© Mike Mareen / Adobe Stock
The Gas Exporting Countries Forum (GECF) has released its June GECF Monthly Gas Market Report highlighting that growth for May was primarily driven by robust LNG demand in Europe and Latin America and the Caribbean, which offset weaker imports in the Asia Pacific and MENA regions.
Global LNG imports experienced a 3.5% y-o-y growth, reaching 34.4 Mt. Despite favourable spot LNG prices in the Asia Pacific, there was a continued flow of LNG towards Europe which can be attributed to the declining pipeline gas imports. The doubling of LNG imports in Argentina compared to last year was also the result of continued decline in pipeline gas imports from Bolivia. Adding to global trade, Hong Kong became an LNG importer in May.

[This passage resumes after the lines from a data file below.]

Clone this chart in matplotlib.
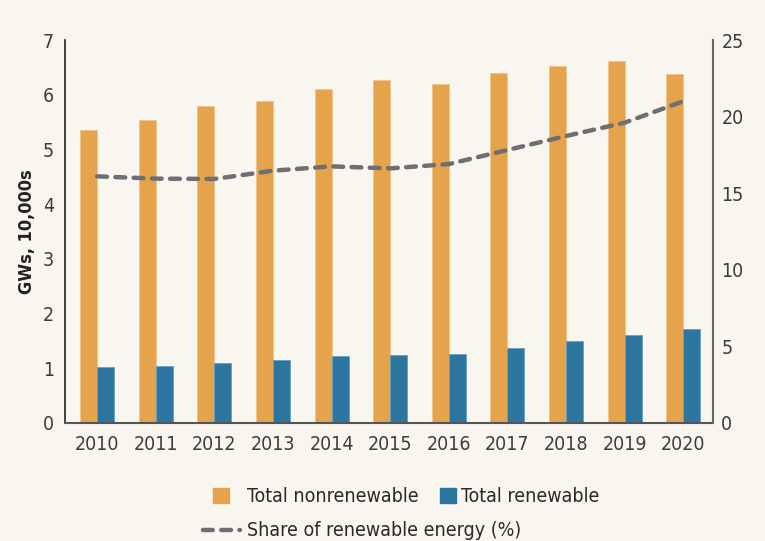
import numpy as np
import matplotlib.pyplot as plt
from matplotlib.patches import Patch
from matplotlib.lines import Line2D

# Electricity generation by source, 2010-2020
years = ['2010', '2011', '2012', '2013', '2014', '2015', '2016', '2017', '2018', '2019', '2020']
nonrenewable = [5.36, 5.53, 5.79, 5.89, 6.11, 6.26, 6.20, 6.39, 6.53, 6.61, 6.37]
renewable = [1.02, 1.05, 1.10, 1.15, 1.22, 1.24, 1.27, 1.37, 1.50, 1.61, 1.72]
share_pct = [16.1, 15.95, 15.93, 16.47, 16.75, 16.62, 16.9, 17.82, 18.73, 19.6, 21.0]

bg = '#f9f5ef'
orange = '#e5a44c'
blue = '#2c76a0'
grey_line = '#6e6f72'
text_col = '#3d3d3d'

plt.rcParams['font.family'] = ['DejaVu Sans']
plt.rcParams['font.stretch'] = 'condensed'

fig = plt.figure(figsize=(7.65, 5.41), dpi=100, facecolor=bg)
ax = fig.add_axes([65 / 765, 1 - 423 / 541, (713 - 65) / 765, (423 - 40) / 541])
ax.set_facecolor(bg)

x = np.arange(len(years))
w = 0.29
ax.bar(x - w / 2, nonrenewable, width=w, color=orange, edgecolor='#efc48a', linewidth=0.6)
ax.bar(x + w / 2, renewable, width=w, color=blue, edgecolor='#6a9fc0', linewidth=0.6)

ax.set_xlim(-0.55, 10.51)
ax.set_ylim(0, 7)
ax.set_yticks(range(0, 8))
ax.set_xticks(x)
ax.set_xticklabels(years)
ax.tick_params(axis='both', length=0, labelsize=14, colors=text_col)
ax.tick_params(axis='y', pad=8)
ax.tick_params(axis='x', pad=9)
ax.set_ylabel('GWs, 10,000s', fontsize=13, fontweight='bold', color='#222222', labelpad=5)

for s in ['top', 'right']:
    ax.spines[s].set_visible(False)
ax.spines['left'].set_color('#333333')
ax.spines['bottom'].set_color('#555555')
ax.spines['left'].set_linewidth(1.3)
ax.spines['bottom'].set_linewidth(1.5)

# renewable share on the secondary axis
ax2 = ax.twinx()
ax2.plot(x, share_pct, color=grey_line, linewidth=3.2, linestyle=(0, (2.2, 1.9)),
         dash_capstyle='round')
ax2.set_ylim(0, 25)
ax2.set_yticks(range(0, 26, 5))
ax2.tick_params(axis='y', length=0, labelsize=14, colors=text_col, pad=6)
for s in ['top', 'left', 'bottom']:
    ax2.spines[s].set_visible(False)
ax2.spines['right'].set_color('#666666')
ax2.spines['right'].set_linewidth(1.5)
ax2.set_ylabel('Percent', fontsize=13, fontweight='bold', color='#222222', labelpad=20)

# legend rows
fs = 14
leg_kw = dict(frameon=False, fontsize=fs, loc='center left', borderpad=0, borderaxespad=0,
              labelcolor='#2a2a2a')
l1 = fig.legend([Patch(color=orange)], ['Total nonrenewable'], handlelength=0.82,
                handleheight=0.82, handletextpad=0.93,
                bbox_to_anchor=(213 / 765, 1 - 497 / 541), **leg_kw)
l2 = fig.legend([Patch(color=blue)], ['Total renewable'], handlelength=0.82,
                handleheight=0.82, handletextpad=0.26,
                bbox_to_anchor=(440 / 765, 1 - 497 / 541), **leg_kw)
l3 = fig.legend([Line2D([0], [0], color=grey_line, linewidth=3.2,
                        linestyle=(0, (2.2, 1.9)), dash_capstyle='round')],
                ['Share of renewable energy (%)'], handlelength=1.9, handletextpad=0.36,
                bbox_to_anchor=(203 / 765, 1 - 531 / 541), **leg_kw)

fig.savefig('out.png', dpi=100, facecolor=bg)
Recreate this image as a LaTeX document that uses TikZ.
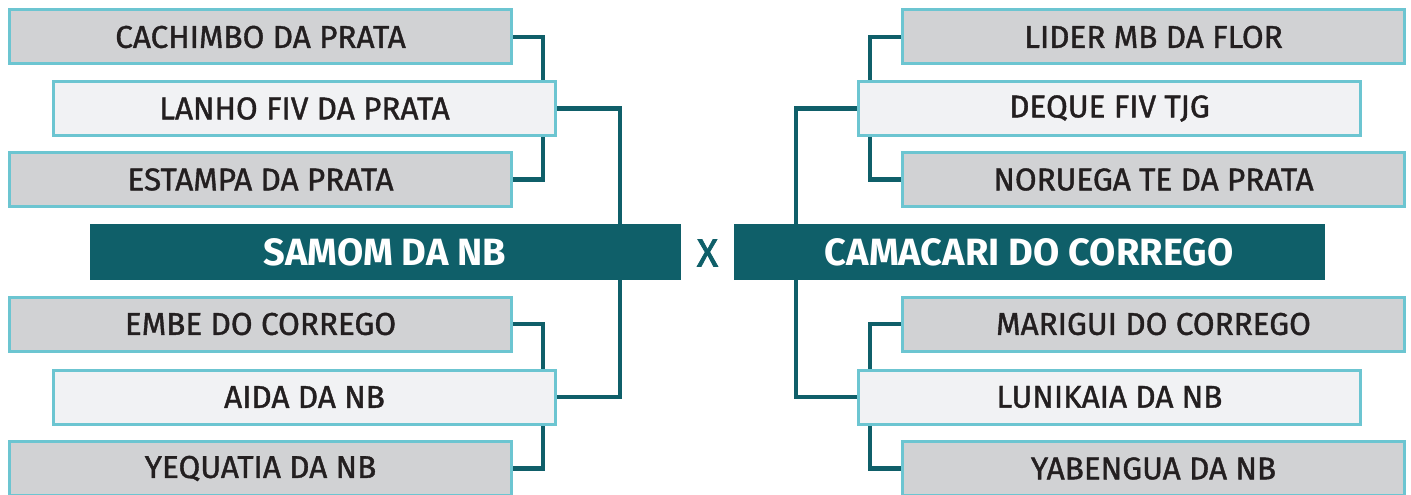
\documentclass[tikz,border=0pt]{standalone}
\usepackage{fontspec}
\setmainfont{Fira Sans}
\newfontfamily\boxfont{Fira Sans}[FakeBold=1.2]
\newfontfamily\xfont{Fira Sans}[FakeBold=2]
\usetikzlibrary{backgrounds}
\definecolor{teal1}{HTML}{0F5F69}
\definecolor{cyanb}{HTML}{6CC5D1}
\definecolor{grayf}{HTML}{D1D2D4}
\definecolor{whitef}{HTML}{F1F2F4}
\definecolor{txt}{HTML}{231F20}
\tikzset{
  graybox/.style={draw=cyanb, line width=3pt, fill=grayf, minimum width=502pt, minimum height=54pt, inner sep=0pt, text=txt, font=\boxfont\fontsize{31.5}{31.5}\selectfont},
  whitebox/.style={graybox, fill=whitef},
  bar/.style={fill=teal1, minimum width=591pt, minimum height=56pt, inner sep=0pt, text=white, font=\bfseries\fontsize{38}{38}\selectfont},
  conn/.style={draw=teal1, line width=4.5pt}
}
\begin{document}
\begin{tikzpicture}[x=1pt,y=-1pt]
\useasboundingbox (0,0) rectangle (1411,495);
% left side
\node[graybox]  (c1) at (260.5,37)  {CACHIMBO DA PRATA};
\node[whitebox] (l1) at (304.5,108.5) {LANHO FIV DA PRATA};
\node[graybox]  (e1) at (260.5,179.5) {ESTAMPA DA PRATA};
\node[graybox]  (c2) at (260.5,324) {EMBE DO CORREGO};
\node[whitebox] (l2) at (304.5,397) {AIDA DA NB};
\node[graybox]  (e2) at (260.5,468.5) {YEQUATIA DA NB};
% right side
\node[graybox]  (c3) at (1153.5,37)  {LIDER MB DA FLOR};
\node[whitebox] (l3) at (1109.5,108.5) {DEQUE FIV TJG};
\node[graybox]  (e3) at (1153.5,179.5) {NORUEGA TE DA PRATA};
\node[graybox]  (c4) at (1153.5,324) {MARIGUI DO CORREGO};
\node[whitebox] (l4) at (1109.5,397) {LUNIKAIA DA NB};
\node[graybox]  (e4) at (1153.5,468.5) {YABENGUA DA NB};
% bars
\node[bar] (sa) at (385,252) {SAMOM DA NB};
\node[bar] (ca) at (1029,252) {CAMACARI DO CORREGO};
\node[text=teal1, font=\xfont\fontsize{39}{39}\selectfont, inner sep=0pt] (x) at (707.5,253) {X};
% junction x positions
\coordinate (jL) at (543,0);
\coordinate (jLo) at (620,0);
\coordinate (jR) at (870,0);
\coordinate (jRo) at (796,0);
\begin{pgfonlayer}{background}
\draw[conn] (c1.east) -| (l1.north -| jL);
\draw[conn] (e1.east) -| (l1.south -| jL);
\draw[conn] (c2.east) -| (l2.north -| jL);
\draw[conn] (e2.east) -| (l2.south -| jL);
\draw[conn] (l1.east) -| (sa.north -| jLo);
\draw[conn] (l2.east) -| (sa.south -| jLo);
\draw[conn] (c3.west) -| (l3.north -| jR);
\draw[conn] (e3.west) -| (l3.south -| jR);
\draw[conn] (c4.west) -| (l4.north -| jR);
\draw[conn] (e4.west) -| (l4.south -| jR);
\draw[conn] (l3.west) -| (ca.north -| jRo);
\draw[conn] (l4.west) -| (ca.south -| jRo);
\end{pgfonlayer}
\end{tikzpicture}
\end{document}
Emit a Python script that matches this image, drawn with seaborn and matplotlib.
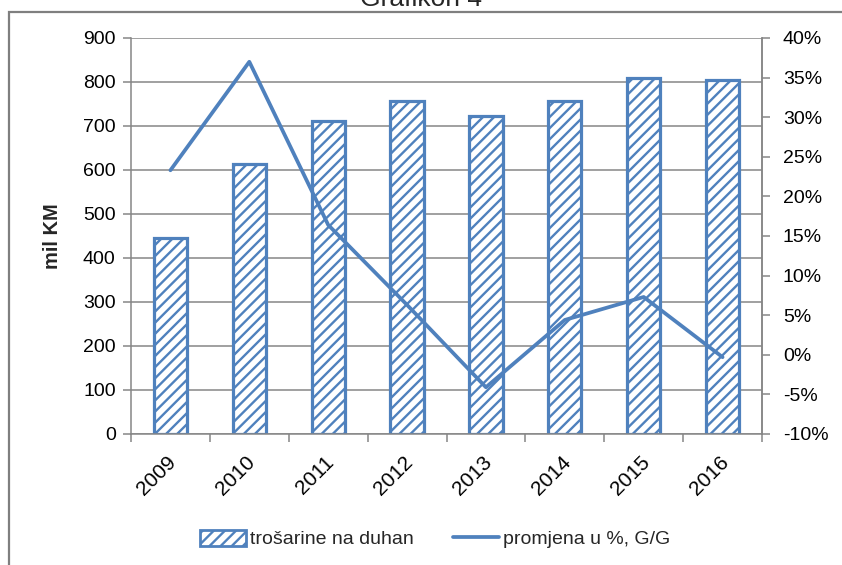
import numpy as np
import pandas as pd
import matplotlib
matplotlib.use("Agg")
import matplotlib.pyplot as plt
import matplotlib.transforms as mtransforms
from matplotlib.patches import Rectangle
from matplotlib.lines import Line2D
import seaborn as sns

# values
years = ["2009", "2010", "2011", "2012", "2013", "2014", "2015", "2016"]
excise_tobacco = [446, 614, 712, 757, 722, 757, 810, 805]          # mil KM
change_pct = [23.3, 37.0, 16.4, 6.3, -4.1, 4.4, 7.3, -0.3]         # %, G/G

left_ticks = [0, 100, 200, 300, 400, 500, 600, 700, 800, 900]
right_ticks = [-10, -5, 0, 5, 10, 15, 20, 25, 30, 35, 40]

blue = "#4F81BD"
grey = "#868686"
fs = 14

sns.set_theme(style="white")
plt.rcParams["font.family"] = ["Liberation Sans", "DejaVu Sans"]
plt.rcParams["hatch.linewidth"] = 1.7
plt.rcParams["hatch.color"] = blue

df = pd.DataFrame({"year": years, "value": excise_tobacco, "pct": change_pct})

fig = plt.figure(figsize=(8.42, 5.65), dpi=100)
ax = fig.add_axes([131 / 842, 1 - 434 / 565, 631 / 842, 396 / 565])

sns.barplot(data=df, x="year", y="value", ax=ax, color="white", width=0.42,
            edgecolor=blue, linewidth=2.3, hatch="///", saturation=1)
for p in ax.patches:
    p.set_facecolor("white")

ax.set_ylim(0, 900)
ax.set_yticks(left_ticks)
ax.set_xlim(-0.5, len(years) - 0.5)
ax.yaxis.grid(True, color=grey, linewidth=1.1)
ax.set_axisbelow(True)
ax.set_xlabel("")
ax.set_ylabel("mil KM", fontsize=fs + 0.5, fontweight="bold")
ax.yaxis.set_label_coords(-0.109, 0.5)

ax.spines["top"].set_visible(False)
for side in ["left", "bottom", "right"]:
    ax.spines[side].set_color(grey)
    ax.spines[side].set_linewidth(1.1)

ax.tick_params(axis="y", which="both", left=True, length=6, color=grey,
               width=1.1, labelsize=fs, labelcolor="#000000", pad=5)
# category ticks sit between the bars, as in the original
ax.set_xticks(np.arange(len(years)))
ax.set_xticks(np.arange(len(years) + 1) - 0.5, minor=True)
ax.tick_params(axis="x", which="major", length=0, labelsize=fs + 1, pad=18,
               labelcolor="#000000")
ax.tick_params(axis="x", which="minor", bottom=True, length=6, color=grey, width=1.1)
ax.set_xticklabels(years, rotation=45, ha="right", va="center",
                   rotation_mode="anchor")
shift = mtransforms.ScaledTranslation(3 / 100, 0, fig.dpi_scale_trans)
for lbl in ax.get_xticklabels():
    lbl.set_transform(lbl.get_transform() + shift)

ax2 = ax.twinx()
sns.pointplot(data=df, x="year", y="pct", ax=ax2, color=blue, markers="",
              linewidth=2.7)
ax2.set_ylim(-10, 40)
ax2.set_yticks(right_ticks)
ax2.set_yticklabels([f"{t}%" for t in right_ticks])
ax2.set_ylabel("")
ax2.set_xlabel("")
ax2.set_xlim(-0.5, len(years) - 0.5)
for side in ["top", "left", "bottom"]:
    ax2.spines[side].set_visible(False)
ax2.spines["right"].set_color(grey)
ax2.spines["right"].set_linewidth(1.1)
ax2.tick_params(axis="y", right=True, length=6, color=grey, width=1.1,
                labelsize=fs, labelcolor="#000000", pad=9)

# title, partly cut by the top edge as in the screenshot
fig.text(0.5, 1 - 6 / 565, "Grafikon 4", ha="center", va="baseline", fontsize=19)

# outer chart frame
fig.patches.append(Rectangle((9 / 842, -0.01), 1.0, 1 - 12 / 565 + 0.01,
                             transform=fig.transFigure, fill=False,
                             edgecolor="#7F7F7F", linewidth=1.6))

handles = [Rectangle((0, 0), 1, 1, facecolor="white", edgecolor=blue,
                     linewidth=2.0, hatch="///"),
           Line2D([0], [0], color=blue, linewidth=2.7)]
fig.legend(handles, ["trošarine na duhan", "promjena u %, G/G"],
           loc="center", bbox_to_anchor=(435 / 842, 1 - 539 / 565), ncol=2,
           frameon=False, fontsize=fs, handlelength=2.4, handleheight=0.9,
           handletextpad=0.2, columnspacing=2.0)

fig.savefig("out.png", dpi=100)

In May 2023, the EU experienced a 6% y-o-y drop in gas consumption, reaching 20 bcm, but China saw a 3.5% y-o-y increase, reaching 129 bcm of apparent gas consumption from January to April. US gas consumption rose by 1% y-o-y in May, with significant 5% growth in the power generation sector equivalent to 1.3 bcm.
Declining gas production in the Netherlands and UK meant that Europe experienced a 3.2% y-o-y drop in gas production, reaching an output level of 15.6 bcm. In contrast, there was a 5% y-o-y increase in gas production in the seven major US shale oil and gas regions, culminating in an output of 85.1 bcm.
Gas and LNG spot prices in Europe and Asia reached their lowest levels in two years, primarily due to ongoing weak gas demand and ample EU storage levels. The average spot prices for TTF and NEA LNG stood at $10/MMBtu, marking declines of 27% and 17%, respectively, compared to the previous month.
The relatively low gas spot prices are expected to encourage coal-to-gas switching in Europe, and this could lead to price increases. Emerging buying interest from price-sensitive LNG importers in South and Southeast Asia may also contribute to price rises.